Marie-Jo
e Seus Dois Amores,
de Robert Guédiguian
Marie-Jo
et ses deux amours, França, 2002
O novo filme do realizador do estupendo A Cidade Está Tranquila
tem uma série de semelhanças com o anterior (e, segundo
consta, embora o resto de sua obra não seja conhecida no Brasil,
com seus outros filmes também): passa-se na mesma Marselha, conta
com os mesmos atores principais no elenco, e acima de tudo, se ocupa da
vida "pequena" (e por isso mesmo, enorme, no que parece ser o principal
postulado do cinema de Guédiguian) de personagens absolutamente
comuns. Desta vez, porém, ao contrário do filme anterior
que atingia um escopo maior de observação da cidade, o diretor
centra bastante suas lentes em três personagens e num tema: o amor
e suas dificuldades. Ou principalmente uma que possa ser a maior delas:
é possível amar duas pessoas com igual intensidade?
Esta pergunta que
pode parecer simples (só mesmo para quem nunca passou por isso),
é uma das mais lancinantes dentro do modelo de "felicidade" e,
especialmente, do de "bom comportamento" que a nossa sociedade acaba nos
impondo. Porque aqui não se trata do que a ficção
ocidental já passou a considerar como aceitável, ou seja,
a traição do cônjuge quando um personagem se sente
negligenciado por este. E sim de algo muito mais complicado: continuar
sendo feliz num casamento (ou relação), amando profundamente
uma outra pessoa.
A grandeza do filme
de Guédiguian está em duas características, acima
de todas as outras: primeiro a de nos dar a dimensão da angústia
junto com a dimensão da felicidade desta personagem maravilhosa
que é Marie-Jo. Tantos cineastas menos rigorosos buscariam alguma
bengala que solucionasse dramaticamente a situação: um dos
amantes em algum momento se mostra menos "merecedor" daquele amor, um
deles morre (uma solução muito em voga), a personagem descobre
que o que parecia amor era apenas uma atração passageira,
etc. O diretor recusa quaisquer destas saídas simples. O outro
índice de seriedade de sua proposta está no tratamento dado
aos personagens: a forma de filmá-los, de olhar para eles. A delicadeza
dos momentos íntimos, a forma de filmar o sexo como pulsão
vital. Há cenas efetivamente arrepiantes pelo seu índice
de humanidade e maturidade no trato dos personagens: a dança de
Marie-Jo e Daniel (na qual o diretor mostra toda a cumplicidade que partilham
sem necessidade de uma só palavra), as fusões, as conversas
onde Daniel entende o que se passa e não exige reparações
ou decisões, apenas deseja recomeçar, e assim por diante.
Que se diga: o filme
não é perfeito. Há momentos onde os personagens acabam
falando demais (na tradição do preconceito que marca o cinema
francês, ou seria mesmo a sociedade francesa), externando aquilo
que encenado (como na dança) era mais forte. Também há
momentos em que se parece estar dando voltas em torno do próprio
rabo, o que nos passa bem a idéia de que esta questão domina
completamente os personagens, mas inevitavelmente também nos entedia
um pouco.
Mas são problemas
muito menores num filme de um cineasta que filma com o ser humano, sempre.

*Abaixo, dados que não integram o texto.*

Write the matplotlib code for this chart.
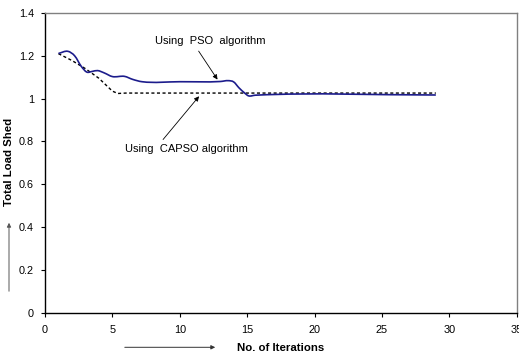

Problemas que somem de fato quando se vê uma cena onde a personagem
explica ao seu marido que o que mais a fazia sofrer naquela situação
dúbia era aquele caso estar tornando-a tão feliz, e ela
não poder dividir aquela felicidade com a pessoa com quem ela divide
tudo, e que a verdadeira traição para ela estava nisso.
Isso sim é grandeza de humanidade.
São estes bons
momentos que não somente passam por cima do seu final, que num
primeiro momento soa abrupto, mal resolvido e simplificador, como na verdade
permitam que, após algum tempo, percebamos que não é
assim. O drama de Marie-Jo é talvez um dos mais trágicos
da humanidade hoje. Seu conflito (dramaturgicamente falando) é
um dos mais insolúveis de forma coerente, com o que entendamos
como narrativa (ou seja, algo que chega a um fim). O que Guédiguian
parece nos dizer com o seu final é: só há um fim
com a O Fim (ou seja, a morte). Ou mais, com um sacrifício mesmo.
Qualquer outra opção seria simplificadora. Claro que dentro
de uma idéia de narrativa moderna, poderíamos pensar num
final "aberto", não conclusivo (aquela história continua...).
Mas seria, de fato, uma covardia. Seria não admitir que as coisas
chegam sim a um fim. E que, neste caso, ele precisa ser abrupto, e simples
(não simplificador), e até não-naturalista. Porque,
como em todas as tragédias de fato, os deuses precisam intervir
para que cheguemos a uma solução final. Coerência.